TASK INSTRUCTIONS ->
Only the lines from the line containing "What matplotlib code" through the line containing "plt.rcParams['font.family'] = ['Liberation" should be reproduced, please, with no pictures.

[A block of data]
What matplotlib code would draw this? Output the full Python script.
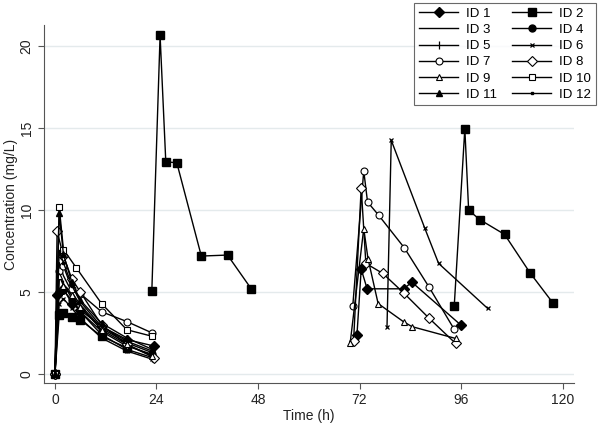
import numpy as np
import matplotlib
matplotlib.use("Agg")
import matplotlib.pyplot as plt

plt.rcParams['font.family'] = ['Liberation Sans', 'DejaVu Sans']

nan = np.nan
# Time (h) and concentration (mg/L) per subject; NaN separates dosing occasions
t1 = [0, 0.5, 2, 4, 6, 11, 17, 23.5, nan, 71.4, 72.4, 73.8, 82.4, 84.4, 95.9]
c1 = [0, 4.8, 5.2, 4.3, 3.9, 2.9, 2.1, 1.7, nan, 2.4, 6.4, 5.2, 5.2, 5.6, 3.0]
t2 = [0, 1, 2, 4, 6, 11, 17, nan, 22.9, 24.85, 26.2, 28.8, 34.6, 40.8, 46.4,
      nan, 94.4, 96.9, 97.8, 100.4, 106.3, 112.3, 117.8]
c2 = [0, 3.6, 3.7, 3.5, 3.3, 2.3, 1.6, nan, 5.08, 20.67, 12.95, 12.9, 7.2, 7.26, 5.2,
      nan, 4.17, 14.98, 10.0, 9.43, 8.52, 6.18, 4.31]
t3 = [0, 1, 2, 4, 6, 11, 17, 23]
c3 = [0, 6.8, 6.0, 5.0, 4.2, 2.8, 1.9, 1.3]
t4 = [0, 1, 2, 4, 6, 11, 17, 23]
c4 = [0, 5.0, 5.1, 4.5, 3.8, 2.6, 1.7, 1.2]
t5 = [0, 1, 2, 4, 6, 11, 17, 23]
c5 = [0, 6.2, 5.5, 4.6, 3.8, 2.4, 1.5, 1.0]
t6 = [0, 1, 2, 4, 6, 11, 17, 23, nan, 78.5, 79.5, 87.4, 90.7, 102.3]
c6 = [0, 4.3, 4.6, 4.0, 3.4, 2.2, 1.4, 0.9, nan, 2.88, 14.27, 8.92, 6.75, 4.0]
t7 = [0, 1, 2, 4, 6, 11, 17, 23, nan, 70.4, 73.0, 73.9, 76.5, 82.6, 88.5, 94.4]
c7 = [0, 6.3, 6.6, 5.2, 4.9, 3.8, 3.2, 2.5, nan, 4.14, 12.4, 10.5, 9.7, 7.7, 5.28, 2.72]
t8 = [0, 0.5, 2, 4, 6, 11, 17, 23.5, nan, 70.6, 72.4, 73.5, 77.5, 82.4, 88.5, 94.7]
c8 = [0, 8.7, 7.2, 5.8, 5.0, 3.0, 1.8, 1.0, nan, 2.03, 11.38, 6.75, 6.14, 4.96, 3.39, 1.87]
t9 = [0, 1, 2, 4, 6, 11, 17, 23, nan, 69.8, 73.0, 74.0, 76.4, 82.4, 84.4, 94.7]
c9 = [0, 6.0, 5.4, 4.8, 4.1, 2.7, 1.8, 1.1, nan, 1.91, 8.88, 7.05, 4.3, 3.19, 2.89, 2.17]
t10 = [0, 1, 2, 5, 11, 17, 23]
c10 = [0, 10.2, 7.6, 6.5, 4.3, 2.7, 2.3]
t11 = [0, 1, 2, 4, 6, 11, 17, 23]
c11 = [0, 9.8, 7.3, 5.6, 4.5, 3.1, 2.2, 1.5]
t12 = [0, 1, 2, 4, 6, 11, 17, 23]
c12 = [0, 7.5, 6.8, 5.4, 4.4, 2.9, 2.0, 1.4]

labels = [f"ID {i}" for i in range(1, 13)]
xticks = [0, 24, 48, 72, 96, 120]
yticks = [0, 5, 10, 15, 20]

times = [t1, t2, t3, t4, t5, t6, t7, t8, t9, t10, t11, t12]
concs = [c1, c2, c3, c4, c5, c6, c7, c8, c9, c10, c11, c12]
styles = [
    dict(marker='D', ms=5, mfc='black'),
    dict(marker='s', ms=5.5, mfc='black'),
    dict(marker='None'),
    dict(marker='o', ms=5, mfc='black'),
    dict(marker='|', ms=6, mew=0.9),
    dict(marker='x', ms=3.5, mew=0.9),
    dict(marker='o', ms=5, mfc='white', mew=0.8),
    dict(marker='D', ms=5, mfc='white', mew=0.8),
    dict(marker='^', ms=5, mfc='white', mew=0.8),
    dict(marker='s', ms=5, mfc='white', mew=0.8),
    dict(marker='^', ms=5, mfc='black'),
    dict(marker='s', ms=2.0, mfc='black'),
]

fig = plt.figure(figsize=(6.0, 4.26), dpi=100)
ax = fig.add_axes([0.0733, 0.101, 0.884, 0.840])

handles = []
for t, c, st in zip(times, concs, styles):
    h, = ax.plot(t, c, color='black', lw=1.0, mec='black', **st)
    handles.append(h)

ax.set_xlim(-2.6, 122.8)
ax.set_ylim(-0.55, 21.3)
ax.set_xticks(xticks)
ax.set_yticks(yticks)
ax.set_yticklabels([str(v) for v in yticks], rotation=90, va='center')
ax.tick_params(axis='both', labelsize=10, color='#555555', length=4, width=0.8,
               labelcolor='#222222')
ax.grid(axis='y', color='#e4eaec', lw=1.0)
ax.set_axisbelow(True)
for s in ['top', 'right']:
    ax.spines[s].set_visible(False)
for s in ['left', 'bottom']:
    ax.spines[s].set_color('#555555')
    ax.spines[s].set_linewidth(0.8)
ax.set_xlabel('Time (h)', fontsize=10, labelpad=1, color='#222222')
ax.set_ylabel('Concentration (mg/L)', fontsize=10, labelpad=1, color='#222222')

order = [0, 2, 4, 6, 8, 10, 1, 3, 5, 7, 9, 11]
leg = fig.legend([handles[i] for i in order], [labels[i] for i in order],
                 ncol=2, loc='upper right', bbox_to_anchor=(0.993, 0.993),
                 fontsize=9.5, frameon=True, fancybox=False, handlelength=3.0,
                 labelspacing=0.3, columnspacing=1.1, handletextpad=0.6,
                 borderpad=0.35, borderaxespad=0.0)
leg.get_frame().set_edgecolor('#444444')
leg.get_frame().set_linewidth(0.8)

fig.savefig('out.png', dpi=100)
--
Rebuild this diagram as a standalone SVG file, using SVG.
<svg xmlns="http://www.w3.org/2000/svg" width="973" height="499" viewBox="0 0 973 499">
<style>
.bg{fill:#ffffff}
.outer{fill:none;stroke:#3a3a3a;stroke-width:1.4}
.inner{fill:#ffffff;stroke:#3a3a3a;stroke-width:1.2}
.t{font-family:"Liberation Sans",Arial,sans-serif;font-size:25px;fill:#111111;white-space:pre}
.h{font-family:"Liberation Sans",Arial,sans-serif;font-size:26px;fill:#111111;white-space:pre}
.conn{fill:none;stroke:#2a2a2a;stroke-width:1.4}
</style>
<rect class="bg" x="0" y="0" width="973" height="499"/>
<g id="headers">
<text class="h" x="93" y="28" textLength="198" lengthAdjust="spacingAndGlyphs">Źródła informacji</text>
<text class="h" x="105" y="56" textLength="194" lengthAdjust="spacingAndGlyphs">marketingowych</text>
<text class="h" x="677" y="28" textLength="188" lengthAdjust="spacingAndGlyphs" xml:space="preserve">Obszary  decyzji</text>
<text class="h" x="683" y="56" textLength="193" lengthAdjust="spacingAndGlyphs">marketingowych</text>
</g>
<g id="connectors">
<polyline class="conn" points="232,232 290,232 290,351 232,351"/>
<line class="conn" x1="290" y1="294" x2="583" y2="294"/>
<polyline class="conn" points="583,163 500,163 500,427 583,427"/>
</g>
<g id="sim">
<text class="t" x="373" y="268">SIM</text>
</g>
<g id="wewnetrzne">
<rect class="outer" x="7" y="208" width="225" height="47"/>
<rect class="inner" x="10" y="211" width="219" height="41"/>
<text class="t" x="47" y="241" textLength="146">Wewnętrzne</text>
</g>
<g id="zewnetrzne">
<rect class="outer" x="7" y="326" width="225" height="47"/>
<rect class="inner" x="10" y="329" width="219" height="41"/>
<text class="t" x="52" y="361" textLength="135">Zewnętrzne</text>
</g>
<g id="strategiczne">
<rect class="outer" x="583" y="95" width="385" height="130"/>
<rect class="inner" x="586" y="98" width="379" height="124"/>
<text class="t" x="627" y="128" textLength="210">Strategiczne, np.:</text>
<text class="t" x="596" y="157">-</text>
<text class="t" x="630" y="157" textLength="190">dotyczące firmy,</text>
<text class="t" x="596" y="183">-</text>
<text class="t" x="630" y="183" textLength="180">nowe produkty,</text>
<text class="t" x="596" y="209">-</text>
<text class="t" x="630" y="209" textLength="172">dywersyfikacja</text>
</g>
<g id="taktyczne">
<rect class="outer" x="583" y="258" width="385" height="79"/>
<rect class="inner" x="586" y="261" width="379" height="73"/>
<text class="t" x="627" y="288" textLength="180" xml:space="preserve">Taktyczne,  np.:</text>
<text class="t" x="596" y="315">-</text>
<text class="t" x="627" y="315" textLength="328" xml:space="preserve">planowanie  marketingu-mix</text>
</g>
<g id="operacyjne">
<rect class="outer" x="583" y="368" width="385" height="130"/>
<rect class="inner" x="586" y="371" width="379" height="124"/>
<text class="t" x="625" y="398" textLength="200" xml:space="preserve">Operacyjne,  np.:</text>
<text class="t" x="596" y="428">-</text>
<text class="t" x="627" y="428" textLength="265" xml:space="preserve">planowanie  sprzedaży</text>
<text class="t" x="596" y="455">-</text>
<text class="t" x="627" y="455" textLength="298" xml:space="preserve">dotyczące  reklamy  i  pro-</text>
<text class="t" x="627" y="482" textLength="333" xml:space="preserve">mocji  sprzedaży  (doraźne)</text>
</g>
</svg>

EXERCISE RESPONSE ->
What matplotlib code would draw this? Output the full Python script.
import numpy as np
import matplotlib
matplotlib.use("Agg")
import matplotlib.pyplot as plt

plt.rcParams['font.family'] = ['Liberation Sans', 'DejaVu Sans']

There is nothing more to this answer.